* Start *

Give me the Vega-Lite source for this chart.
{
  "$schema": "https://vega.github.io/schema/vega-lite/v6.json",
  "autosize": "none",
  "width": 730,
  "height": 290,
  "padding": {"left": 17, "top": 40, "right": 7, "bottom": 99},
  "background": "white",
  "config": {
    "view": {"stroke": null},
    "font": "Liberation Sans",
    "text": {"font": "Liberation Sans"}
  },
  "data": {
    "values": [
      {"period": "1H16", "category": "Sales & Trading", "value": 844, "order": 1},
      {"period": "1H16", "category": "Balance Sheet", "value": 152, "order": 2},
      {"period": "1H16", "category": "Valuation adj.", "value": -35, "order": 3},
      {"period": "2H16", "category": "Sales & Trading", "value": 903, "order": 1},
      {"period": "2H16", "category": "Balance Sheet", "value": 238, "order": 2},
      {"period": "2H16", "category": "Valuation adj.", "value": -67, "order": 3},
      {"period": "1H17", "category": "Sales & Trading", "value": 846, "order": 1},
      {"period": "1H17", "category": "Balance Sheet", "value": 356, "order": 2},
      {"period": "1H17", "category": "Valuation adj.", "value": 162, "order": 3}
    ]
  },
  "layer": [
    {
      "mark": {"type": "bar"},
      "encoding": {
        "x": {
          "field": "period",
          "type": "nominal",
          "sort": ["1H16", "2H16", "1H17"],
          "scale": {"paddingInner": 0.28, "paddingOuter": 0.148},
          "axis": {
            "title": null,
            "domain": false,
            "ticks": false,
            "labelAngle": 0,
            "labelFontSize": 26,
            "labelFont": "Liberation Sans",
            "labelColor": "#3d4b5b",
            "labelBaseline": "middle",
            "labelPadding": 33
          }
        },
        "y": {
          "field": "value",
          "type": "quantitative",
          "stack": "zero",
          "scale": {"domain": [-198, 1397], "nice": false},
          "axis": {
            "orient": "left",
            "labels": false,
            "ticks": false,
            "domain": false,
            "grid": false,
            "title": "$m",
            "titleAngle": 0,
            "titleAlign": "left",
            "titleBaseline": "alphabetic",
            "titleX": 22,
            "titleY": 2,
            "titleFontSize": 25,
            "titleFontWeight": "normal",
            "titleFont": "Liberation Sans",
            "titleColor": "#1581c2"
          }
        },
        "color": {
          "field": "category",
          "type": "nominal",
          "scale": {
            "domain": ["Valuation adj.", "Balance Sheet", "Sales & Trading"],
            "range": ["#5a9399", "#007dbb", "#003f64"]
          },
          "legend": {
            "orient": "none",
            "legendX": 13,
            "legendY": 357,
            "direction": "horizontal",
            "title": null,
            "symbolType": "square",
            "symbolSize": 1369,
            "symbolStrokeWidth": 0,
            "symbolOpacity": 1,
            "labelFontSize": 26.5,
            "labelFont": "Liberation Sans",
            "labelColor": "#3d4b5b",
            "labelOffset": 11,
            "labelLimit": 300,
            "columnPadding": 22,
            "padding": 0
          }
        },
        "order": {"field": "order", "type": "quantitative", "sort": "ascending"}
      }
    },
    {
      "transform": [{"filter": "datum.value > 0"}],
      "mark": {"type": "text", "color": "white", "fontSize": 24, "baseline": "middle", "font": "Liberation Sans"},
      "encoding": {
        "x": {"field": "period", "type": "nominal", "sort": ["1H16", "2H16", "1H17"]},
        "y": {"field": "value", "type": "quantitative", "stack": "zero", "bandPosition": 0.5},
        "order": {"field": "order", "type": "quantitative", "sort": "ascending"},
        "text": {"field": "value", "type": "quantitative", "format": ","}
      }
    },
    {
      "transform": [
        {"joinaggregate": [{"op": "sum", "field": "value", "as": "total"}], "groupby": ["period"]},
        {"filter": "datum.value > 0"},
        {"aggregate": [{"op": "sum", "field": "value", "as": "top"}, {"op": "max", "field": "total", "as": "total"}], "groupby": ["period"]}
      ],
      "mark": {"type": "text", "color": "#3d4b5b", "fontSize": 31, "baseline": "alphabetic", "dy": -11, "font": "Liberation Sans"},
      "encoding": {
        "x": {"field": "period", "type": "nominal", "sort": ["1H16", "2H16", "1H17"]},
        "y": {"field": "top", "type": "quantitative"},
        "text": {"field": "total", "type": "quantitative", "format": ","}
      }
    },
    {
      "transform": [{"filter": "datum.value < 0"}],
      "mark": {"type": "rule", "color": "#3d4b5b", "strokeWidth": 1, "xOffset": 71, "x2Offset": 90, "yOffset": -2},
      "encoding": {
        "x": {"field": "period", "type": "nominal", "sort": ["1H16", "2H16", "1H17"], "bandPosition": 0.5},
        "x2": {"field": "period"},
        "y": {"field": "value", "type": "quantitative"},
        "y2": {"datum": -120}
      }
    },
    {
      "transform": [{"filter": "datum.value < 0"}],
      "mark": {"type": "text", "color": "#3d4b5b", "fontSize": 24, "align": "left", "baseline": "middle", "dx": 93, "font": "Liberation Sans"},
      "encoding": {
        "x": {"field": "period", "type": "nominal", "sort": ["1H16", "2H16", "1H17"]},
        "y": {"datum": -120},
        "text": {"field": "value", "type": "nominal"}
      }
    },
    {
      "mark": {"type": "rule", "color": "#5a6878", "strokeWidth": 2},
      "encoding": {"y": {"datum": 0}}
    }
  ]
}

* End *

* Description of the task *
Write the whole listing out again. Keep every line exactly as it is.

* Full output *
Give me the Vega-Lite source for this chart.
{
  "$schema": "https://vega.github.io/schema/vega-lite/v6.json",
  "autosize": "none",
  "width": 730,
  "height": 290,
  "padding": {"left": 17, "top": 40, "right": 7, "bottom": 99},
  "background": "white",
  "config": {
    "view": {"stroke": null},
    "font": "Liberation Sans",
    "text": {"font": "Liberation Sans"}
  },
  "data": {
    "values": [
      {"period": "1H16", "category": "Sales & Trading", "value": 844, "order": 1},
      {"period": "1H16", "category": "Balance Sheet", "value": 152, "order": 2},
      {"period": "1H16", "category": "Valuation adj.", "value": -35, "order": 3},
      {"period": "2H16", "category": "Sales & Trading", "value": 903, "order": 1},
      {"period": "2H16", "category": "Balance Sheet", "value": 238, "order": 2},
      {"period": "2H16", "category": "Valuation adj.", "value": -67, "order": 3},
      {"period": "1H17", "category": "Sales & Trading", "value": 846, "order": 1},
      {"period": "1H17", "category": "Balance Sheet", "value": 356, "order": 2},
      {"period": "1H17", "category": "Valuation adj.", "value": 162, "order": 3}
    ]
  },
  "layer": [
    {
      "mark": {"type": "bar"},
      "encoding": {
        "x": {
          "field": "period",
          "type": "nominal",
          "sort": ["1H16", "2H16", "1H17"],
          "scale": {"paddingInner": 0.28, "paddingOuter": 0.148},
          "axis": {
            "title": null,
            "domain": false,
            "ticks": false,
            "labelAngle": 0,
            "labelFontSize": 26,
            "labelFont": "Liberation Sans",
            "labelColor": "#3d4b5b",
            "labelBaseline": "middle",
            "labelPadding": 33
          }
        },
        "y": {
          "field": "value",
          "type": "quantitative",
          "stack": "zero",
          "scale": {"domain": [-198, 1397], "nice": false},
          "axis": {
            "orient": "left",
            "labels": false,
            "ticks": false,
            "domain": false,
            "grid": false,
            "title": "$m",
            "titleAngle": 0,
            "titleAlign": "left",
            "titleBaseline": "alphabetic",
            "titleX": 22,
            "titleY": 2,
            "titleFontSize": 25,
            "titleFontWeight": "normal",
            "titleFont": "Liberation Sans",
            "titleColor": "#1581c2"
          }
        },
        "color": {
          "field": "category",
          "type": "nominal",
          "scale": {
            "domain": ["Valuation adj.", "Balance Sheet", "Sales & Trading"],
            "range": ["#5a9399", "#007dbb", "#003f64"]
          },
          "legend": {
            "orient": "none",
            "legendX": 13,
            "legendY": 357,
            "direction": "horizontal",
            "title": null,
            "symbolType": "square",
            "symbolSize": 1369,
            "symbolStrokeWidth": 0,
            "symbolOpacity": 1,
            "labelFontSize": 26.5,
            "labelFont": "Liberation Sans",
            "labelColor": "#3d4b5b",
            "labelOffset": 11,
            "labelLimit": 300,
            "columnPadding": 22,
            "padding": 0
          }
        },
        "order": {"field": "order", "type": "quantitative", "sort": "ascending"}
      }
    },
    {
      "transform": [{"filter": "datum.value > 0"}],
      "mark": {"type": "text", "color": "white", "fontSize": 24, "baseline": "middle", "font": "Liberation Sans"},
      "encoding": {
        "x": {"field": "period", "type": "nominal", "sort": ["1H16", "2H16", "1H17"]},
        "y": {"field": "value", "type": "quantitative", "stack": "zero", "bandPosition": 0.5},
        "order": {"field": "order", "type": "quantitative", "sort": "ascending"},
        "text": {"field": "value", "type": "quantitative", "format": ","}
      }
    },
    {
      "transform": [
        {"joinaggregate": [{"op": "sum", "field": "value", "as": "total"}], "groupby": ["period"]},
        {"filter": "datum.value > 0"},
        {"aggregate": [{"op": "sum", "field": "value", "as": "top"}, {"op": "max", "field": "total", "as": "total"}], "groupby": ["period"]}
      ],
      "mark": {"type": "text", "color": "#3d4b5b", "fontSize": 31, "baseline": "alphabetic", "dy": -11, "font": "Liberation Sans"},
      "encoding": {
        "x": {"field": "period", "type": "nominal", "sort": ["1H16", "2H16", "1H17"]},
        "y": {"field": "top", "type": "quantitative"},
        "text": {"field": "total", "type": "quantitative", "format": ","}
      }
    },
    {
      "transform": [{"filter": "datum.value < 0"}],
      "mark": {"type": "rule", "color": "#3d4b5b", "strokeWidth": 1, "xOffset": 71, "x2Offset": 90, "yOffset": -2},
      "encoding": {
        "x": {"field": "period", "type": "nominal", "sort": ["1H16", "2H16", "1H17"], "bandPosition": 0.5},
        "x2": {"field": "period"},
        "y": {"field": "value", "type": "quantitative"},
        "y2": {"datum": -120}
      }
    },
    {
      "transform": [{"filter": "datum.value < 0"}],
      "mark": {"type": "text", "color": "#3d4b5b", "fontSize": 24, "align": "left", "baseline": "middle", "dx": 93, "font": "Liberation Sans"},
      "encoding": {
        "x": {"field": "period", "type": "nominal", "sort": ["1H16", "2H16", "1H17"]},
        "y": {"datum": -120},
        "text": {"field": "value", "type": "nominal"}
      }
    },
    {
      "mark": {"type": "rule", "color": "#5a6878", "strokeWidth": 2},
      "encoding": {"y": {"datum": 0}}
    }
  ]
}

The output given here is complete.